Despite the chill descending on relations with Russia and a horror week for global tech companies - a tragic shooting at YouTube HQ, Facebook still reeling from the Cambridge Analytica scandal, Amazon losing $60 billion in market value and Tesla’s tone deaf April Fools bankruptcy announcement - it was a small piece of sandpaper that dominated the Australian news.
Yes, yes, it was what was done with the sandpaper that just wasn’t cricket. The nation’s media was swiftly howling for blood and oh, did they get it. Three international cricketers saw their careers spiral, sponsors abandoned ship, heartfelt and tear-laden apologies were given, the coach fell on his sword and an investigation into team culture began.

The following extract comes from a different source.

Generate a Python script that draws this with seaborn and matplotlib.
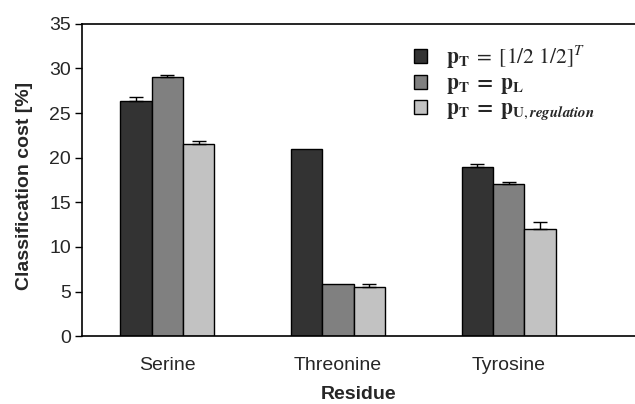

In communications terms, the advice is usually to go above and beyond what’s expected in dealing with a crisis. To act swiftly and decisively. And that’s exactly what happened - the band of three were slapped with heavy, possibly career-ending bans.

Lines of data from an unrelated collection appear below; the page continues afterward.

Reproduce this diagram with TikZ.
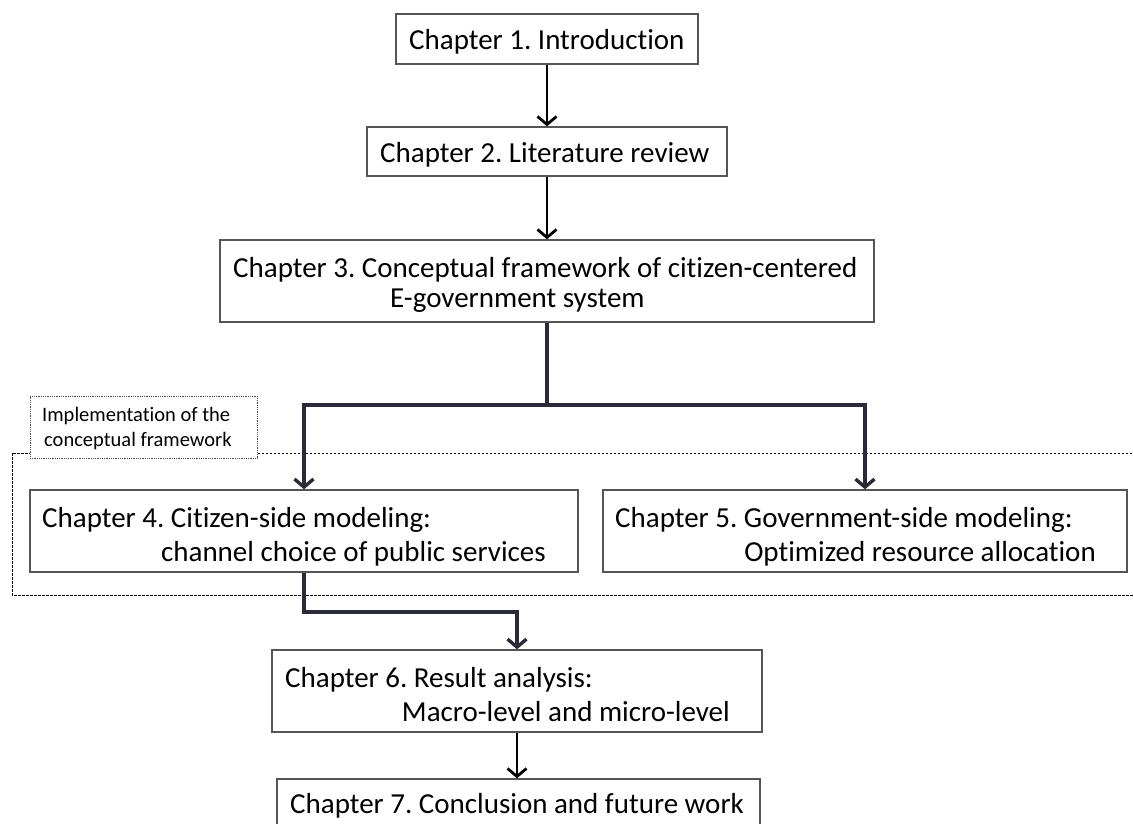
\documentclass[tikz,border=0pt]{standalone}
\usepackage{fontspec}
\setmainfont{Carlito}[Ligatures=NoCommon]
\frenchspacing
\usetikzlibrary{arrows.meta}
\definecolor{boxline}{HTML}{555555}
\definecolor{flow}{HTML}{2A2A38}
\begin{document}
\begin{tikzpicture}[x=1pt,y=-1pt,
  chbox/.style={draw=boxline, line width=1.4pt, inner sep=0pt, fill=white},
  chtext/.style={inner sep=0pt, font=\fontsize{29}{33}\selectfont},
  smalltext/.style={inner sep=0pt, font=\fontsize{20.5}{24}\selectfont},
  straightarr/.style={line width=2.8pt, black, -{Straight Barb[length=8pt,width=19pt]}},
  brancharr/.style={line width=3.4pt, flow, line join=miter, -{Straight Barb[length=8pt,width=19pt]}},
  branchline/.style={line width=3.4pt, flow}]
\useasboundingbox (0,0) rectangle (1133,823);
\fill[white] (0,0) rectangle (1133,823);

% implementation region and its caption
\draw[black, line width=0.8pt, dash pattern=on 2.5pt off 1.5pt] (12,453) rectangle (1160,595);
\node[draw=black!70, densely dotted, line width=0.8pt, minimum width=227pt, minimum height=62pt, inner sep=0pt, fill=white] (impl) at (143.5,427) {};
\node[smalltext, anchor=base west] (impl1) at (42,421) {Implementation of the};
\node[smalltext, anchor=base west] (impl2) at (44,446) {conceptual framework};

% chapter boxes
\node[chbox, minimum width=302pt, minimum height=50pt] (b1) at (547,39) {};
\node[chbox, minimum width=360pt, minimum height=49pt] (b2) at (547,151.5) {};
\node[chbox, minimum width=654pt, minimum height=82pt] (b3) at (547,281) {};
\node[chbox, minimum width=548pt, minimum height=82pt] (b4) at (304,531) {};
\node[chbox, minimum width=524pt, minimum height=82pt] (b5) at (865,531) {};
\node[chbox, minimum width=490pt, minimum height=82pt] (b6) at (517,691) {};
\node[chbox, minimum width=483pt, minimum height=60pt] (b7) at (518.5,809) {};

% chapter titles
\node[chtext, anchor=base west] (t1) at (409,49) {Chapter 1. Introduction};
\node[chtext, anchor=base west] (t2) at (380,162) {Chapter 2. Literature review};
\node[chtext, anchor=base west] (t3a) at (233,277) {Chapter 3. Conceptual framework of citizen-centered};
\node[chtext, anchor=base west] (t3b) at (390,307) {E-government system};
\node[chtext, anchor=base west] (t4a) at (42,527) {Chapter 4. Citizen-side modeling:};
\node[chtext, anchor=base east] (t4b) at (546,561) {channel choice of public services};
\node[chtext, anchor=base west] (t5a) at (615,527) {Chapter 5. Government-side modeling:};
\node[chtext, anchor=base east] (t5b) at (1096,561) {Optimized resource allocation};
\node[chtext, anchor=base west] (t6a) at (285,687) {Chapter 6. Result analysis:};
\node[chtext, anchor=base east] (t6b) at (730,721) {Macro-level and micro-level};
\node[chtext, anchor=base west] (t7) at (290,813) {Chapter 7. Conclusion and future work};

% branch and merge points
\coordinate (split) at (b3.south |- 0,405);
\coordinate (merge) at (b6.north |- 0,612);

% connectors
\draw[straightarr] (b1.south) -- (b2.north);
\draw[straightarr] (b2.south) -- (b3.north);
\draw[branchline] (b3.south) -- (split);
\draw[brancharr] (split) -| (b4.north);
\draw[brancharr] (split) -| (b5.north);
\draw[brancharr] (b4.south) |- (merge) -- (b6.north);
\draw[straightarr] (b6.south) -- (b7.north -| b6.south);
\end{tikzpicture}
\end{document}
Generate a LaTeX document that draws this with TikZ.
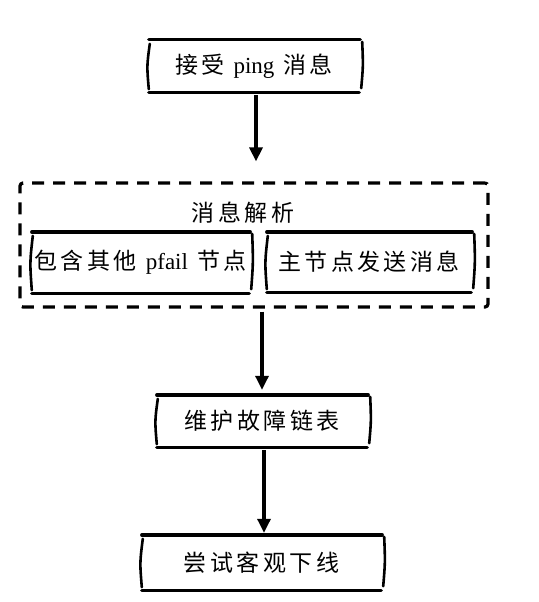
\documentclass[tikz,border=0pt]{standalone}
\usepackage{fontspec}
\setmainfont{Liberation Serif}
\newfontfamily\cjk[LetterSpace=15]{Noto Sans CJK SC}
\usetikzlibrary{arrows.meta}
\tikzset{
  boxnode/.style={minimum width=#1, inner sep=0pt, font=\fontsize{23}{26}\selectfont},
  sk/.style={line width=3.4pt, line cap=round},
  skside/.style={line width=2.6pt, line cap=round},
  dashbox/.style={draw, line width=3.2pt, dash pattern=on 12pt off 9pt, rounded corners=3pt},
  arr/.style={line width=3.2pt, -{Triangle[length=14pt,width=13pt]}},
  lbl/.style={font=\fontsize{23}{26}\selectfont}
}
\newcommand{\gapw}{\hspace*{9pt}}
\newcommand{\sketchbox}[1]{%
  \draw[sk] ([xshift=-1pt]#1.north west) -- ([xshift=2pt]#1.north east);
  \draw[sk] ([xshift=-1pt]#1.south west) -- ([xshift=1pt]#1.south east);
  \draw[skside] ([yshift=-4pt]#1.north west) .. controls ([xshift=-3pt]#1.west) .. ([xshift=-1pt,yshift=3pt]#1.south west);
  \draw[skside] ([xshift=4pt,yshift=-2pt]#1.north east) .. controls ([xshift=5pt]#1.east) .. ([xshift=3pt,yshift=4pt]#1.south east);
}
\begin{document}
\begin{tikzpicture}[x=1pt,y=1pt]
\useasboundingbox[fill=white] (0,0) rectangle (538,-602);
\node[boxnode=208pt, minimum height=52pt] (b1) at (254,-66) {{\cjk 接受}\gapw ping\gapw{\cjk 消息}};
\node[dashbox, minimum width=468pt, minimum height=124pt] (parse) at (254,-245) {};
\node[lbl] (title) at (243,-213) {\cjk 消息解析};
\node[boxnode=215pt, minimum height=61pt] (left) at (140.5,-262.5) {{\cjk 包含其他}\gapw pfail\gapw{\cjk 节点}};
\node[boxnode=202pt, minimum height=60pt] (right) at (369,-262) {\cjk 主节点发送消息};
\node[boxnode=208pt, minimum height=52pt] (b3) at (262,-421) {\cjk 维护故障链表};
\node[boxnode=237pt, minimum height=55pt] (b4) at (261.5,-562.5) {\cjk 尝试客观下线};
\sketchbox{b1}
\sketchbox{left}
\sketchbox{right}
\sketchbox{b3}
\sketchbox{b4}
\draw[arr, shorten <=3pt, shorten >=20pt] ([xshift=2pt]b1.south) -- ([xshift=2pt]parse.north);
\draw[arr, shorten <=3pt, shorten >=5pt] ([xshift=8pt]parse.south) -- (b3.north);
\draw[arr, shorten <=3pt, shorten >=2pt] ([xshift=2pt]b3.south) -- ([xshift=2.5pt]b4.north);
\end{tikzpicture}
\end{document}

But in the wake of former captain Steve Smith’s raw-but-responsible press conference, something interesting happened. The strength of the sanctions were questioned. Perspective was suddenly given as a wave of social posts compared previous slap-on-the-wrist penalties to year-long suspensions. Questions were asked - did Cricket Australia go too far? Did they move too quickly? The answers will undoubtedly unfold over coming months.
Steve Smith yesterday opted to cop it sweet and not challenge his unprecedented punishment. Some would argue that his actions show leadership under fire. While he has some serious soul searching, repair and recovery to do, if he should decide to return to the public eye, my bet is he’ll be met with a good deal of empathy.